>> BEGIN Data section
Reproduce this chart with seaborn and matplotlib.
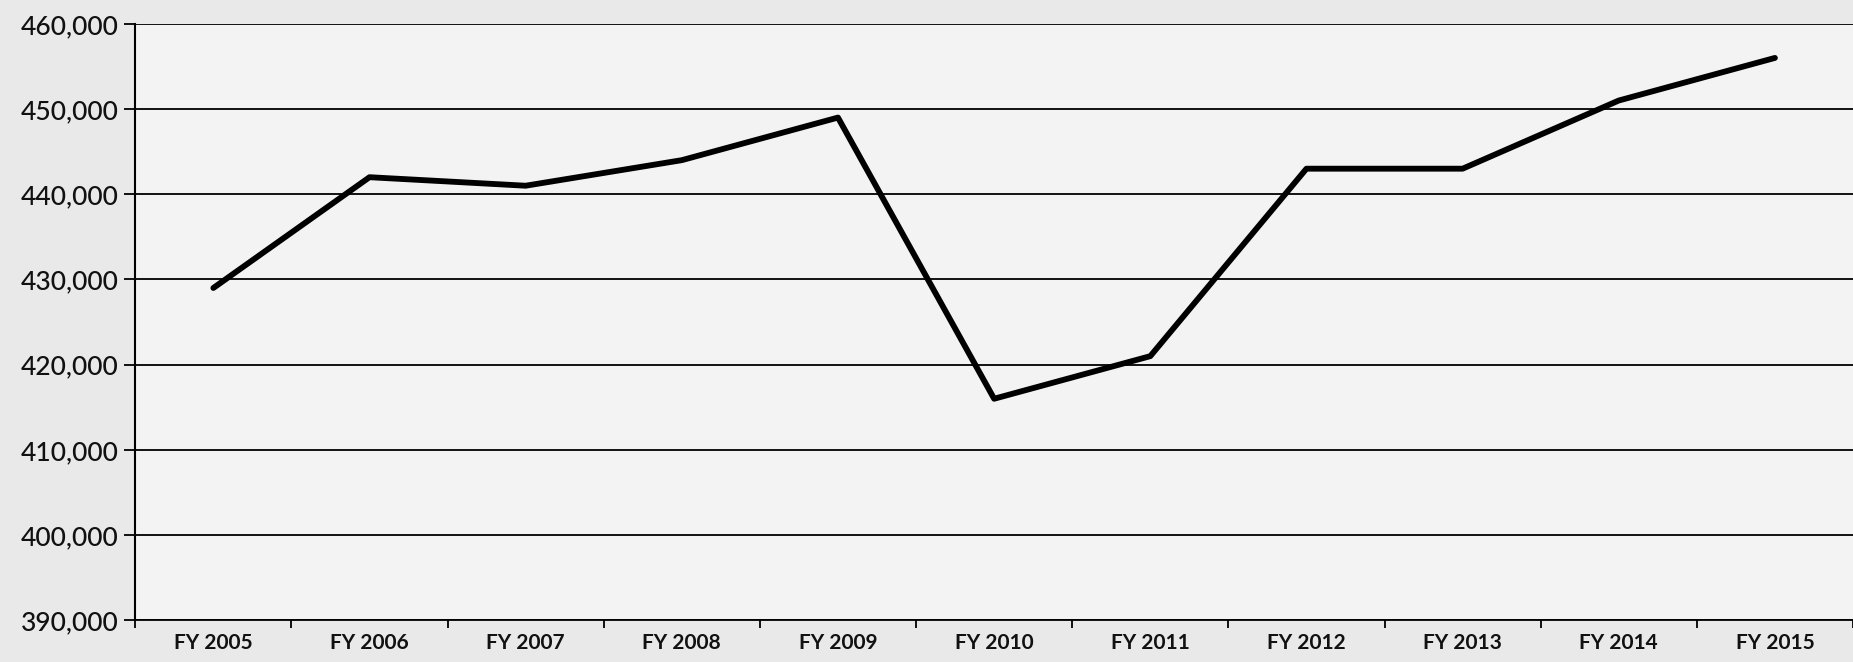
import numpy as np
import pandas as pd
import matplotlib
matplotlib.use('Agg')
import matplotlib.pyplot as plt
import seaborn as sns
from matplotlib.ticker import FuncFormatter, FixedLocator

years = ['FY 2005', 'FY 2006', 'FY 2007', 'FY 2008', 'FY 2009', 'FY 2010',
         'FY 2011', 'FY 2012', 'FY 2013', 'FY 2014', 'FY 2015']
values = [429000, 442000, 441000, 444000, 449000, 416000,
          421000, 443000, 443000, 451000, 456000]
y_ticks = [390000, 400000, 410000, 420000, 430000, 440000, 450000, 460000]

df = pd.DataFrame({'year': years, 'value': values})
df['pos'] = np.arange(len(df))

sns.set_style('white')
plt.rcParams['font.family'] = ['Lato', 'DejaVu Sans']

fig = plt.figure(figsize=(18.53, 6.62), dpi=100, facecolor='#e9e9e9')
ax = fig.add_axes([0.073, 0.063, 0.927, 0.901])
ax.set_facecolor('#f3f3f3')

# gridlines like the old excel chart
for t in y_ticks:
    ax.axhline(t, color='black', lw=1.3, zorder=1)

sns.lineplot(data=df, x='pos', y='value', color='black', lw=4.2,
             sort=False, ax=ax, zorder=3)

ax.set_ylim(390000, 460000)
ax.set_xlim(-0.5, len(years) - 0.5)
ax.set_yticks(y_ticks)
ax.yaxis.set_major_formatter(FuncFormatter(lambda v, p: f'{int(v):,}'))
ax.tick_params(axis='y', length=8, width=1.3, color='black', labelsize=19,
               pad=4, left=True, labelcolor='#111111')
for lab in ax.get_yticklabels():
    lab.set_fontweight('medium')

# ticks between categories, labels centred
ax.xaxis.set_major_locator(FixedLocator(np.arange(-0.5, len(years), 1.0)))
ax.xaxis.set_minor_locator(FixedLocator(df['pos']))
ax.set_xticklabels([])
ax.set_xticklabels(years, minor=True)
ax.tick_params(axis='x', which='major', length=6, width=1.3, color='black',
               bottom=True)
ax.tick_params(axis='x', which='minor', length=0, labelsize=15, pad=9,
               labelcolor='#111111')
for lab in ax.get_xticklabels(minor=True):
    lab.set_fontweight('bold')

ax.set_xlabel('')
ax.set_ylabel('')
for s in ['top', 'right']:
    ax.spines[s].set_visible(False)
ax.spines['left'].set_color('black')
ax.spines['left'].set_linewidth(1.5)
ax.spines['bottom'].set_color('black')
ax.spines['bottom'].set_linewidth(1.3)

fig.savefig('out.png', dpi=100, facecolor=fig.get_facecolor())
>> END Data section
* [Objective]
Exclude the pictures. Write out the remaining data exactly.

* [The response]
Reproduce this chart with seaborn and matplotlib.
import numpy as np
import pandas as pd
import matplotlib
matplotlib.use('Agg')
import matplotlib.pyplot as plt
import seaborn as sns
from matplotlib.ticker import FuncFormatter, FixedLocator

years = ['FY 2005', 'FY 2006', 'FY 2007', 'FY 2008', 'FY 2009', 'FY 2010',
         'FY 2011', 'FY 2012', 'FY 2013', 'FY 2014', 'FY 2015']
values = [429000, 442000, 441000, 444000, 449000, 416000,
          421000, 443000, 443000, 451000, 456000]
y_ticks = [390000, 400000, 410000, 420000, 430000, 440000, 450000, 460000]

df = pd.DataFrame({'year': years, 'value': values})
df['pos'] = np.arange(len(df))

sns.set_style('white')
plt.rcParams['font.family'] = ['Lato', 'DejaVu Sans']

fig = plt.figure(figsize=(18.53, 6.62), dpi=100, facecolor='#e9e9e9')
ax = fig.add_axes([0.073, 0.063, 0.927, 0.901])
ax.set_facecolor('#f3f3f3')

# gridlines like the old excel chart
for t in y_ticks:
    ax.axhline(t, color='black', lw=1.3, zorder=1)

sns.lineplot(data=df, x='pos', y='value', color='black', lw=4.2,
             sort=False, ax=ax, zorder=3)

ax.set_ylim(390000, 460000)
ax.set_xlim(-0.5, len(years) - 0.5)
ax.set_yticks(y_ticks)
ax.yaxis.set_major_formatter(FuncFormatter(lambda v, p: f'{int(v):,}'))
ax.tick_params(axis='y', length=8, width=1.3, color='black', labelsize=19,
               pad=4, left=True, labelcolor='#111111')
for lab in ax.get_yticklabels():
    lab.set_fontweight('medium')

# ticks between categories, labels centred
ax.xaxis.set_major_locator(FixedLocator(np.arange(-0.5, len(years), 1.0)))
ax.xaxis.set_minor_locator(FixedLocator(df['pos']))
ax.set_xticklabels([])
ax.set_xticklabels(years, minor=True)
ax.tick_params(axis='x', which='major', length=6, width=1.3, color='black',
               bottom=True)
ax.tick_params(axis='x', which='minor', length=0, labelsize=15, pad=9,
               labelcolor='#111111')
for lab in ax.get_xticklabels(minor=True):
    lab.set_fontweight('bold')

ax.set_xlabel('')
ax.set_ylabel('')
for s in ['top', 'right']:
    ax.spines[s].set_visible(False)
ax.spines['left'].set_color('black')
ax.spines['left'].set_linewidth(1.5)
ax.spines['bottom'].set_color('black')
ax.spines['bottom'].set_linewidth(1.3)

fig.savefig('out.png', dpi=100, facecolor=fig.get_facecolor())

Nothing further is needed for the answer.